Signature: "(a b : Nat) : is_odd a → is_odd b → is_even (a + b)"
Value:
":= by
intro ha hb
unfold is_odd is_even at *
sorry"
Docstring: "Our theorem"
Kind: "theorem"
Docstring on top of this Lean file: "These are our theorems about natural numbers"
Neighbors:
- even_plus_even: (a b : Nat) : is_even a → is_even b → is_even (a + b)
- odd_plus_odd: (a b : Nat) : is_odd a → is_odd b → is_even (a + b)
- sum_four_nums: (a b c d : Nat) : is_even a → is_even b → is_odd c → is_odd d → is_even (a + b + c + d)
- is_odd: (n : Nat)
Informal name: Odd natural number
Informal description: A natural number \( n \) is odd if \( n \mod 2 = 1 \)
Dependencies:
- is_even: (n : Nat)
Informal name: Even natural number
Informal description: A natural number \( n \) is even if the remainder when divided by 2 is 0, i.e., \( n \equiv 0 \mod 2 \).
- is_odd: (n : Nat)
Informal name: Odd natural number
Informal description: A natural number \( n \) is odd if \( n \mod 2 = 1 \).
"Neighbors"
here are quite literally the theorems that are located below and above of our theorem in our .lean file."Dependencies"
here are the declarations directly mentioned in the signature and the body of the theorem. Technically, dependencies in the body of the theorem are uninteresting and could be removed (we can use what we like to prove the theorem!), though they can give one some context.
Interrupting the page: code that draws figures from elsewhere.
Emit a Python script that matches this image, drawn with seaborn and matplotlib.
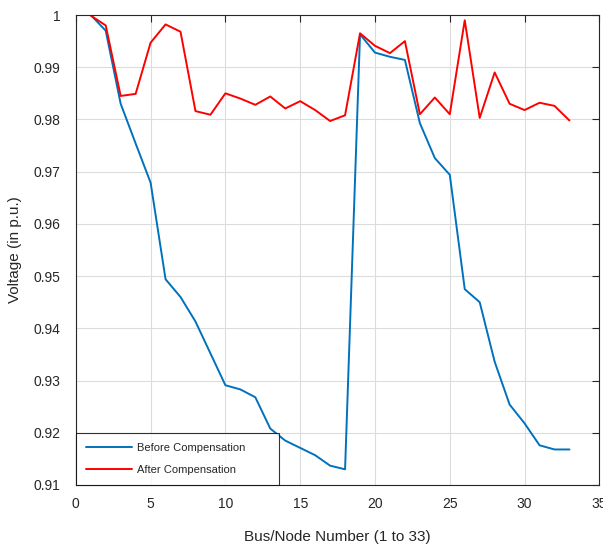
import numpy as np
import pandas as pd
import seaborn as sns
import matplotlib
matplotlib.use("Agg")
from matplotlib import pyplot as plt

# Bus numbers 1..33
bus = list(range(1, 34))

# Voltage profile
before = [1.0000, 0.9970, 0.9830, 0.9754, 0.9679, 0.9494, 0.9460, 0.9413,
          0.9352, 0.9291, 0.9283, 0.9268, 0.9208, 0.9185, 0.9171, 0.9157,
          0.9137, 0.9130, 0.9963, 0.9928, 0.9920, 0.9914, 0.9793, 0.9726,
          0.9694, 0.9475, 0.9450, 0.9336, 0.9254, 0.9218, 0.9176, 0.9168,
          0.9168]
after = [0.9999, 0.9980, 0.9845, 0.9849, 0.9947, 0.9982, 0.9968, 0.9816,
         0.9809, 0.9850, 0.9840, 0.9828, 0.9844, 0.9821, 0.9835, 0.9818,
         0.9797, 0.9808, 0.9965, 0.9941, 0.9927, 0.9950, 0.9810, 0.9842,
         0.9810, 0.9990, 0.9803, 0.9890, 0.9830, 0.9818, 0.9832, 0.9826,
         0.9798]

xticks = [0, 5, 10, 15, 20, 25, 30, 35]
yticks = [0.91, 0.92, 0.93, 0.94, 0.95, 0.96, 0.97, 0.98, 0.99, 1.0]
ylabels = ['0.91', '0.92', '0.93', '0.94', '0.95', '0.96', '0.97', '0.98', '0.99', '1']

df = pd.DataFrame({'Bus': bus * 2,
                   'Voltage': before + after,
                   'Case': ['Before Compensation'] * 33 + ['After Compensation'] * 33})

sns.set_style('whitegrid')
plt.rcParams['font.family'] = ['Liberation Sans', 'DejaVu Sans']

fig = plt.figure(figsize=(6.03, 5.44), dpi=100)
ax = fig.add_axes([0.1257, 0.1085, 0.8683, 0.8639])

sns.lineplot(data=df, x='Bus', y='Voltage', hue='Case',
             palette={'Before Compensation': '#0072BD', 'After Compensation': '#FF0000'},
             linewidth=1.4, ax=ax)

ax.set_xlim(0, 35)
ax.set_ylim(0.91, 1.0)
ax.set_xticks(xticks)
ax.set_yticks(yticks)
ax.set_yticklabels(ylabels)
ax.grid(True, color='#dcdcdc', linewidth=0.8)
ax.tick_params(direction='in', length=5, width=0.8, colors='#262626',
               top=True, right=True, labelsize=10)
ax.tick_params(axis='y', pad=11)
ax.tick_params(axis='x', pad=9)
for s in ax.spines.values():
    s.set_visible(True)
    s.set_color('#262626')
    s.set_linewidth(0.8)

ax.set_xlabel('Bus/Node Number (1 to 33)', fontsize=11, labelpad=13)
ax.set_ylabel('Voltage (in p.u.)', fontsize=11, labelpad=8)

# legend box spans about 203 px of the 524 px axes width
leg = ax.legend(loc='lower left', fontsize=8, handlelength=4.2, handletextpad=0.4,
                frameon=True, fancybox=False, borderaxespad=0, borderpad=0.9,
                labelspacing=1.1, mode='expand',
                bbox_to_anchor=(0, 0, 0.388, 0.11))
leg.get_frame().set_edgecolor('black')
leg.get_frame().set_linewidth(0.8)
leg.set_title(None)

fig.savefig('out.png', dpi=100)
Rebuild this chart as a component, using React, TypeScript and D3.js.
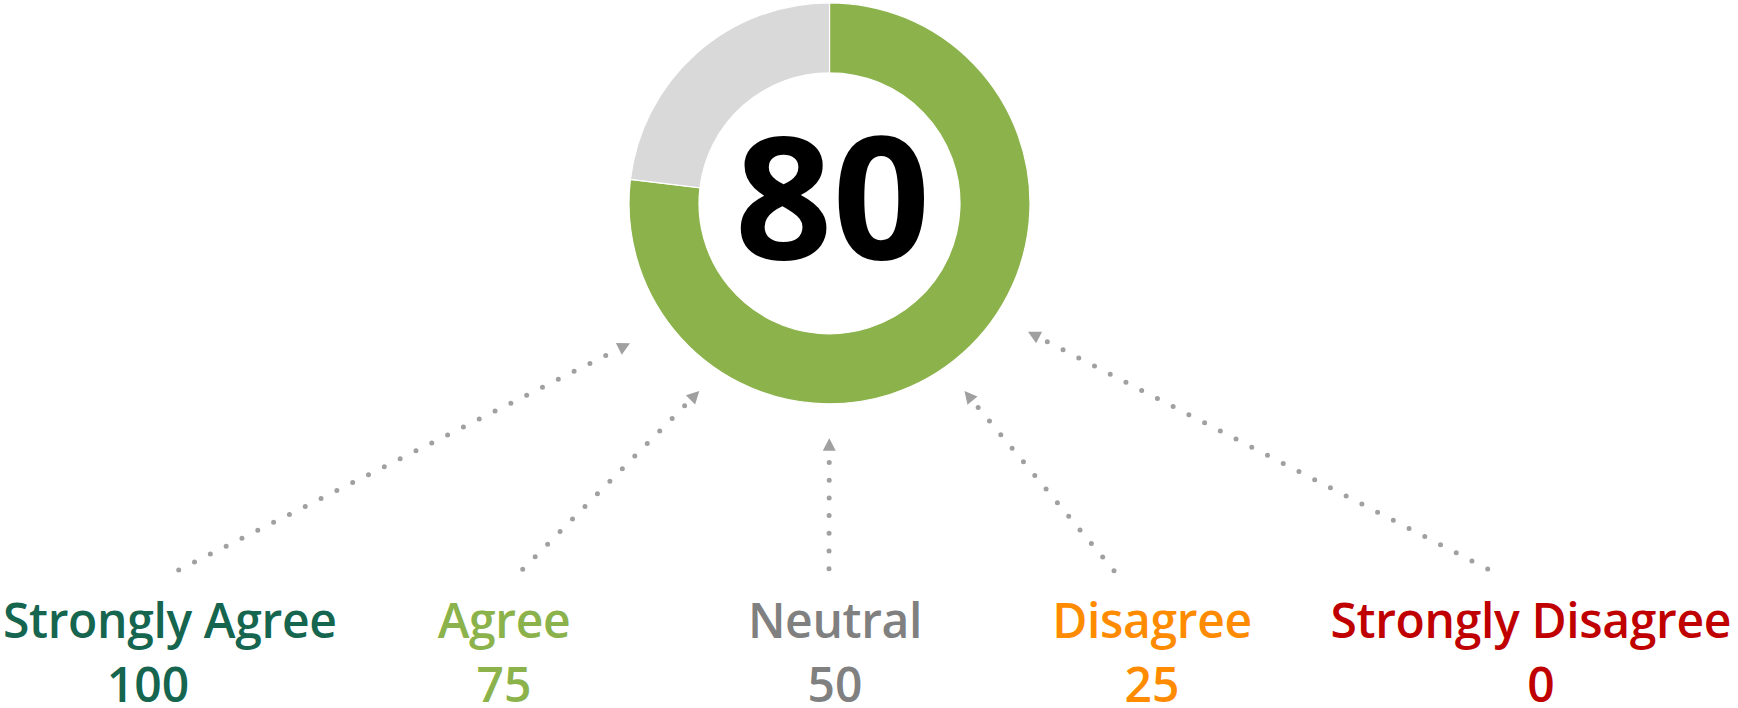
import React, { useEffect, useRef } from "react";
import * as d3 from "d3";

// ---- data ----
const score = 80;
const ringSegments = ["Score", "Remainder"];
const ringValues = [76.9, 23.1];
const ringColors = ["#8BB24B", "#D9D9D9"];

const categories = ["Strongly Agree", "Agree", "Neutral", "Disagree", "Strongly Disagree"];
const categoryValues = [100, 75, 50, 25, 0];
const categoryColors = ["#15654F", "#8BB24B", "#808080", "#FF8C00", "#C00000"];

// ---- layout ----
const W = 1738;
const H = 708;
const CX = 829.5;
const CY = 203.3;
const R_OUT = 200.5;
const R_IN = 130.5;
const labelCenters = [148, 504, 835, 1152, 1541];
const arrowStarts: [number, number][] = [
  [178.7, 570],
  [522.7, 569.3],
  [829, 568.7],
  [1114, 570.7],
  [1487.7, 569],
];
const arrowTips: [number, number][] = [
  [630, 343.3],
  [699.3, 391],
  [829.3, 438.3],
  [964.5, 391],
  [1028, 331.7],
];

export default function App() {
  const ref = useRef<SVGSVGElement | null>(null);

  useEffect(() => {
    const svg = d3.select(ref.current);
    svg.selectAll("*").remove();

    // donut
    const pie = d3
      .pie<number>()
      .sort(null)
      .value((d) => d);
    const arc = d3.arc<d3.PieArcDatum<number>>().innerRadius(R_IN).outerRadius(R_OUT);
    const g = svg.append("g").attr("transform", `translate(${CX},${CY})`);
    g.selectAll("path")
      .data(pie(ringValues))
      .join("path")
      .attr("d", arc as any)
      .attr("fill", (_d, i) => ringColors[i])
      .attr("stroke", "#fff")
      .attr("stroke-width", 1.2)
      .append("title")
      .text((_d, i) => ringSegments[i]);

    g.append("text")
      .attr("x", 3)
      .attr("y", 56)
      .attr("text-anchor", "middle")
      .attr("font-family", "'Open Sans', sans-serif")
      .attr("font-weight", 700)
      .attr("font-size", 171)
      .attr("fill", "#000")
      .text(String(score));

    // arrows
    const HEAD_LEN = 12.5;
    const HEAD_W = 13;
    const ag = svg.append("g");
    arrowStarts.forEach((s, i) => {
      const t = arrowTips[i];
      const dx = t[0] - s[0];
      const dy = t[1] - s[1];
      const len = Math.hypot(dx, dy);
      const ux = dx / len;
      const uy = dy / len;
      const bx = t[0] - ux * HEAD_LEN;
      const by = t[1] - uy * HEAD_LEN;
      const line = d3.line();
      ag.append("path")
        .attr("d", line([s, [bx - ux * 4, by - uy * 4]]))
        .attr("stroke", "#A0A0A0")
        .attr("stroke-width", 5)
        .attr("stroke-linecap", "round")
        .attr("stroke-dasharray", "0 17.7")
        .attr("fill", "none");
      const px = -uy;
      const py = ux;
      const pts: [number, number][] = [
        t,
        [bx + (px * HEAD_W) / 2, by + (py * HEAD_W) / 2],
        [bx - (px * HEAD_W) / 2, by - (py * HEAD_W) / 2],
      ];
      ag.append("path").attr("d", d3.line()([...pts, t]) + "Z").attr("fill", "#A0A0A0");
    });

    // labels
    const lg = svg.append("g");
    categories.forEach((c, i) => {
      const t = lg
        .append("text")
        .attr("x", labelCenters[i])
        .attr("y", 638)
        .attr("text-anchor", "middle")
        .attr("font-family", "'Open Sans', sans-serif")
        .attr("font-weight", 600)
        .attr("font-size", 48)
        .attr("letter-spacing", -0.35)
        .attr("fill", categoryColors[i])
        .text(c);
      const node = t.node() as SVGTextElement;
      const w = node.getComputedTextLength();
      let x = labelCenters[i];
      const margin = 3;
      if (x - w / 2 < margin) x = margin + w / 2;
      if (x + w / 2 > W - margin - 4) x = W - margin - 4 - w / 2;
      t.attr("x", x);
      lg.append("text")
        .attr("x", labelCenters[i])
        .attr("y", 702)
        .attr("text-anchor", "middle")
        .attr("font-family", "'Open Sans', sans-serif")
        .attr("font-weight", 600)
        .attr("font-size", 48)
        .attr("fill", categoryColors[i])
        .text(String(categoryValues[i]));
    });
  }, []);

  return (
    <svg
      ref={ref}
      width={W}
      height={H}
      style={{ position: "absolute", left: 0, top: 0, background: "#fff" }}
    />
  );
}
Still - I would personally remove them from the informalization's input.
Notice the informalizations are in LaTeX. That's because LeanSearch specifically asks for the informalization to be in LaTeX in its user prompt to DeepSeek.
As far as I see the decision to use LaTeX comes from LeanSearch's desire to display natural language descriptions in the interface. Most (all?) user queries are not in LaTeX, they are either in Lean's unicode, or in natural language - embeddings created from unicode informalizations would be better at matching the user's query.
After the informalization (informal name + informal description) are in place, LeanSearch creates the embeddings from {kind} {name} {signature}\n{informal_name}: {informal_description}
. In our example, that would be:
theorem ['even_plus_even'] (a b : Nat) : is_even a → is_even b → is_even (a + b)
Sum of Even Numbers is Even: For any natural numbers \( a \) and \( b \), if \( a \) is even and \( b \) is even, then \( a + b \) is even.